The information below is for an older proposed charter
Document Proposed charter RADIUS EXTensions WG (radext) Snapshot
Title RADIUS EXTensions
Last updated 2023-02-03
State Start Chartering/Rechartering (Internal Steering Group/IAB Review) Rechartering
WG State Proposed
IESG Responsible AD Paul Wouters
Charter edit AD Paul Wouters
Send notices to (None)

charter-ietf-radext-06-01

The RADIUS Extensions Working Group will focus on extensions to the
RADIUS protocol pending approval of the new work from the Area Director
and clarify its usage and definition.

Furthermore, to ensure backward compatibility with existing RADIUS
implementations, as well as compatibility between RADIUS and Diameter,
the following restriction is imposed on extensions considered by the
RADEXT WG:

All documents produced must specify means of interoperation with legacy
RADIUS and, if possible, be backward compatible with existing RADIUS
RFCs, including RFCs 2865-2869, 3162, 3575, 3579, 3580, 4668-4673,4675,
5080, 5090, 5176 and 6158. Transport profiles should, if possible, be
compatible with RFC 3539.

The WG will review its existing RFCs' document track categories and
where necessary or useful change document tracks, with minor changes in
the documents if needed. Any changes to document tracks require approval
by the responsible Area Director.

Work Items

The immediate goals of the RADEXT working group are to address the
following issues:

  • Deprecating the use of insecure transports outside of secure
    networks. This work updates RFC 6421 where possible.

  • Bring RFC 6614 (RADIUS/TLS), and RFC 7360 (RADIUS/DTLS) to
    Standards track.

  • Define best practices for using TLS-PSK with TLS-based transport.

  • Define best practices for RADIUS roaming, and roaming consortia
    based on experience with RADIUS/TLS.

  • Improve operations for multi-hop RADIUS networks: e.g. loop detection
    and prevention, a multi-hop Status-Server equivalent with ability to
    Trace the proxy steps a RADIUS message will follow.

  • Extend the 8-bit RADIUS ID space to allow more than 256 "in flight"
    packets across one connection.

  • Allow for CoA / Disconnect packets to be sent in "reverse" down a
    RADIUS/TLS or RADIUS/DTLS connection.

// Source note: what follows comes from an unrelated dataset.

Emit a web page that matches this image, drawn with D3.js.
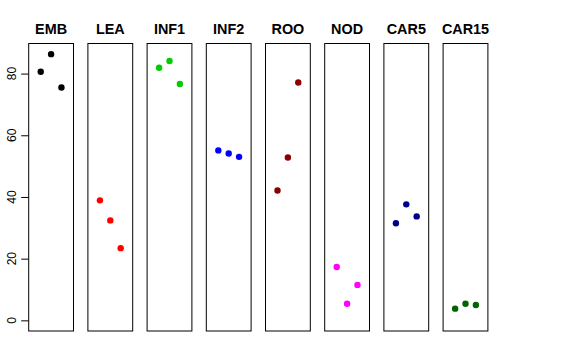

This functionality assists with
    transit of NATs.

  • Defining Application-Layer Protocol Negotiation (ALPN) extensions for RADIUS/TLS and RADIUS/TLS
    which allow the use of those transports in a FIPS-140 compliant environment.

Timeline:

Much of this work should be completed by 2024 in order to be part of
the WiFi 8 release, with products in 2026.